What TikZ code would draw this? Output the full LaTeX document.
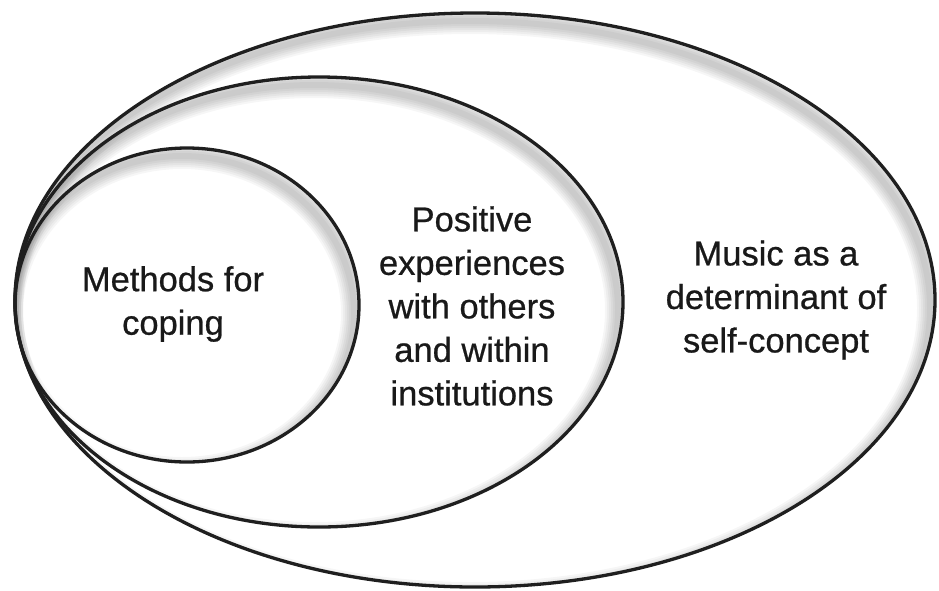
\documentclass[tikz,border=0pt]{standalone}
\usepackage{fontspec}
\setmainfont{Liberation Sans}
\newfontfamily\lblfont{Liberation Sans}[FakeBold=0.7]
\begin{document}
\begin{tikzpicture}[x=1pt,y=-1pt,
  ring/.style={draw=black!88, line width=3.3pt},
  lbl/.style={align=center, font=\lblfont\fontsize{34.5}{43.5}\selectfont, text=black!90, inner sep=0pt}]
\useasboundingbox (0,0) rectangle (939,590);
\fill[white] (0,0) rectangle (939,590);
% soft inner shadows
\foreach \cx/\cy/\rx/\ry in {475/300/460/287, 319/302/304/225, 187/305/172/157}{
  \begin{scope}
    \clip (\cx,\cy) ellipse [x radius=\rx, y radius=\ry];
    \foreach \w in {26,22,18,14,10,6}{
      \draw[black, opacity=0.035, line width=\w pt] (\cx-5,\cy+8) ellipse [x radius=\rx, y radius=\ry];
    }
  \end{scope}
}
\draw[ring] (475,300) ellipse [x radius=460, y radius=287];
\draw[ring] (319,302) ellipse [x radius=304, y radius=225];
\draw[ring] (187,305) ellipse [x radius=172, y radius=157];
\node[lbl] (inner) at (173,304) {Methods for\\coping};
\node[lbl] (middle) at (472,306) {Positive\\experiences\\with others\\and within\\institutions};
\node[lbl] (outer) at (776,300) {Music as a\\determinant of\\self-concept};
\end{tikzpicture}
\end{document}
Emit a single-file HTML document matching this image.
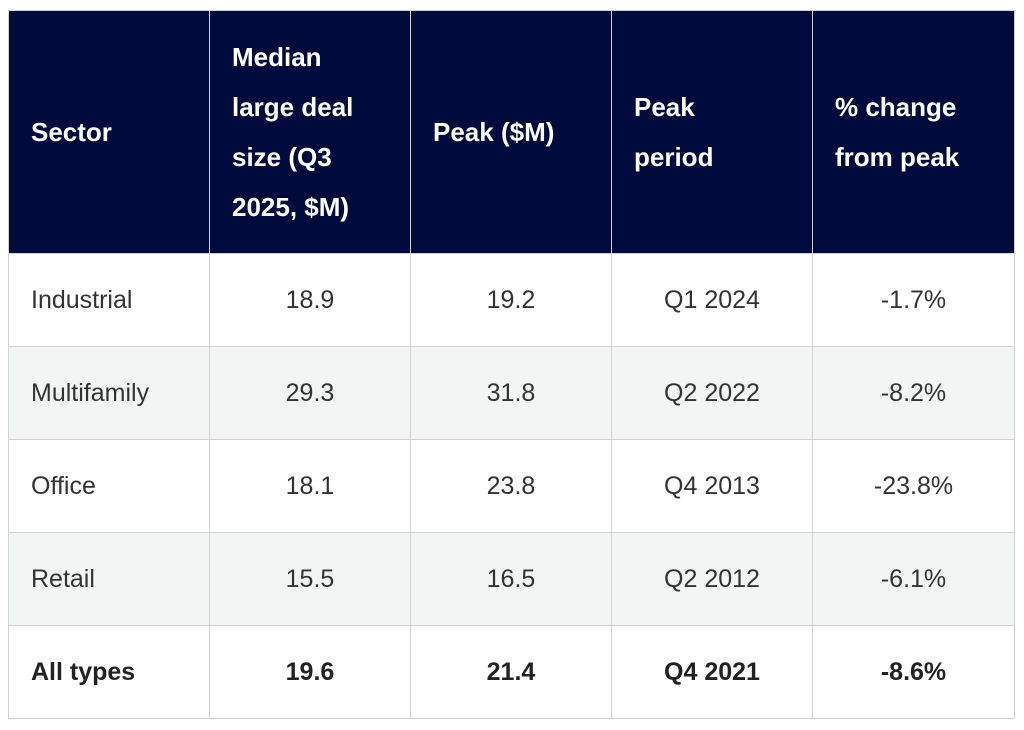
<!DOCTYPE html>
<html><head><style>
body{margin:0;background:#fff;width:1024px;height:730px;overflow:hidden;font-family:"Liberation Sans",sans-serif;}
table{position:absolute;left:8px;top:10px;border-collapse:collapse;table-layout:fixed;}
td,th{border:1.5px solid #cfd3d6;padding:0 0 0 22px;font-size:25px;color:#333;}
th{background:#000a3c;color:#fff;text-align:left;font-weight:bold;line-height:50px;height:242px;border-color:#cfd3d6;font-size:26px;}
td{height:92px;}
td.c{text-align:center;padding:0;}
tr.alt td{background:#f3f5f4;}
tr.b td{font-weight:bold;color:#222;}
</style></head><body>
<table>
<colgroup><col style="width:201px"><col style="width:201px"><col style="width:201px"><col style="width:201px"><col style="width:202px"></colgroup>
<tr><th>Sector</th><th>Median<br>large deal<br>size (Q3<br>2025, $M)</th><th>Peak ($M)</th><th>Peak<br>period</th><th>% change<br>from peak</th></tr>
<tr><td>Industrial</td><td class="c">18.9</td><td class="c">19.2</td><td class="c">Q1 2024</td><td class="c">-1.7%</td></tr>
<tr class="alt"><td>Multifamily</td><td class="c">29.3</td><td class="c">31.8</td><td class="c">Q2 2022</td><td class="c">-8.2%</td></tr>
<tr><td>Office</td><td class="c">18.1</td><td class="c">23.8</td><td class="c">Q4 2013</td><td class="c">-23.8%</td></tr>
<tr class="alt"><td>Retail</td><td class="c">15.5</td><td class="c">16.5</td><td class="c">Q2 2012</td><td class="c">-6.1%</td></tr>
<tr class="b"><td>All types</td><td class="c">19.6</td><td class="c">21.4</td><td class="c">Q4 2021</td><td class="c">-8.6%</td></tr>
</table>
</body></html>
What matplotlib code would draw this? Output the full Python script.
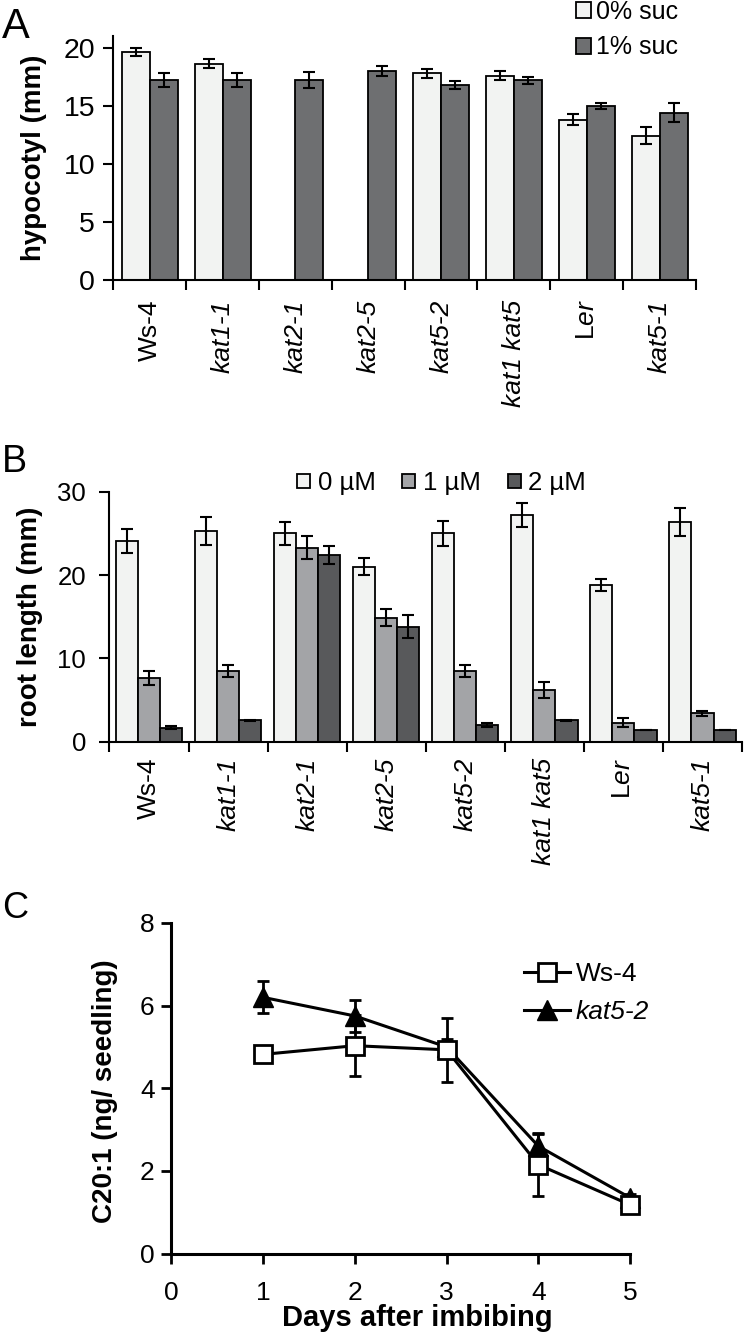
==========
**TASK STATEMENT**:
Repeat everything in the records precisely. Images are excluded from the copy.

**TASK ANSWER**:
What TikZ code would draw this? Output the full LaTeX document.
\documentclass[tikz,border=0pt]{standalone}
\usepackage{fontspec}
\setmainfont{Liberation Sans}
\newfontfamily\lblfont{Liberation Sans}[FakeBold=0.7]
\begin{document}
\begin{tikzpicture}[x=1pt,y=-1pt,
  ring/.style={draw=black!88, line width=3.3pt},
  lbl/.style={align=center, font=\lblfont\fontsize{34.5}{43.5}\selectfont, text=black!90, inner sep=0pt}]
\useasboundingbox (0,0) rectangle (939,590);
\fill[white] (0,0) rectangle (939,590);
% soft inner shadows
\foreach \cx/\cy/\rx/\ry in {475/300/460/287, 319/302/304/225, 187/305/172/157}{
  \begin{scope}
    \clip (\cx,\cy) ellipse [x radius=\rx, y radius=\ry];
    \foreach \w in {26,22,18,14,10,6}{
      \draw[black, opacity=0.035, line width=\w pt] (\cx-5,\cy+8) ellipse [x radius=\rx, y radius=\ry];
    }
  \end{scope}
}
\draw[ring] (475,300) ellipse [x radius=460, y radius=287];
\draw[ring] (319,302) ellipse [x radius=304, y radius=225];
\draw[ring] (187,305) ellipse [x radius=172, y radius=157];
\node[lbl] (inner) at (173,304) {Methods for\\coping};
\node[lbl] (middle) at (472,306) {Positive\\experiences\\with others\\and within\\institutions};
\node[lbl] (outer) at (776,300) {Music as a\\determinant of\\self-concept};
\end{tikzpicture}
\end{document}
Emit a single-file HTML document matching this image.
<!DOCTYPE html>
<html><head><style>
body{margin:0;background:#fff;width:1024px;height:730px;overflow:hidden;font-family:"Liberation Sans",sans-serif;}
table{position:absolute;left:8px;top:10px;border-collapse:collapse;table-layout:fixed;}
td,th{border:1.5px solid #cfd3d6;padding:0 0 0 22px;font-size:25px;color:#333;}
th{background:#000a3c;color:#fff;text-align:left;font-weight:bold;line-height:50px;height:242px;border-color:#cfd3d6;font-size:26px;}
td{height:92px;}
td.c{text-align:center;padding:0;}
tr.alt td{background:#f3f5f4;}
tr.b td{font-weight:bold;color:#222;}
</style></head><body>
<table>
<colgroup><col style="width:201px"><col style="width:201px"><col style="width:201px"><col style="width:201px"><col style="width:202px"></colgroup>
<tr><th>Sector</th><th>Median<br>large deal<br>size (Q3<br>2025, $M)</th><th>Peak ($M)</th><th>Peak<br>period</th><th>% change<br>from peak</th></tr>
<tr><td>Industrial</td><td class="c">18.9</td><td class="c">19.2</td><td class="c">Q1 2024</td><td class="c">-1.7%</td></tr>
<tr class="alt"><td>Multifamily</td><td class="c">29.3</td><td class="c">31.8</td><td class="c">Q2 2022</td><td class="c">-8.2%</td></tr>
<tr><td>Office</td><td class="c">18.1</td><td class="c">23.8</td><td class="c">Q4 2013</td><td class="c">-23.8%</td></tr>
<tr class="alt"><td>Retail</td><td class="c">15.5</td><td class="c">16.5</td><td class="c">Q2 2012</td><td class="c">-6.1%</td></tr>
<tr class="b"><td>All types</td><td class="c">19.6</td><td class="c">21.4</td><td class="c">Q4 2021</td><td class="c">-8.6%</td></tr>
</table>
</body></html>
What matplotlib code would draw this? Output the full Python script.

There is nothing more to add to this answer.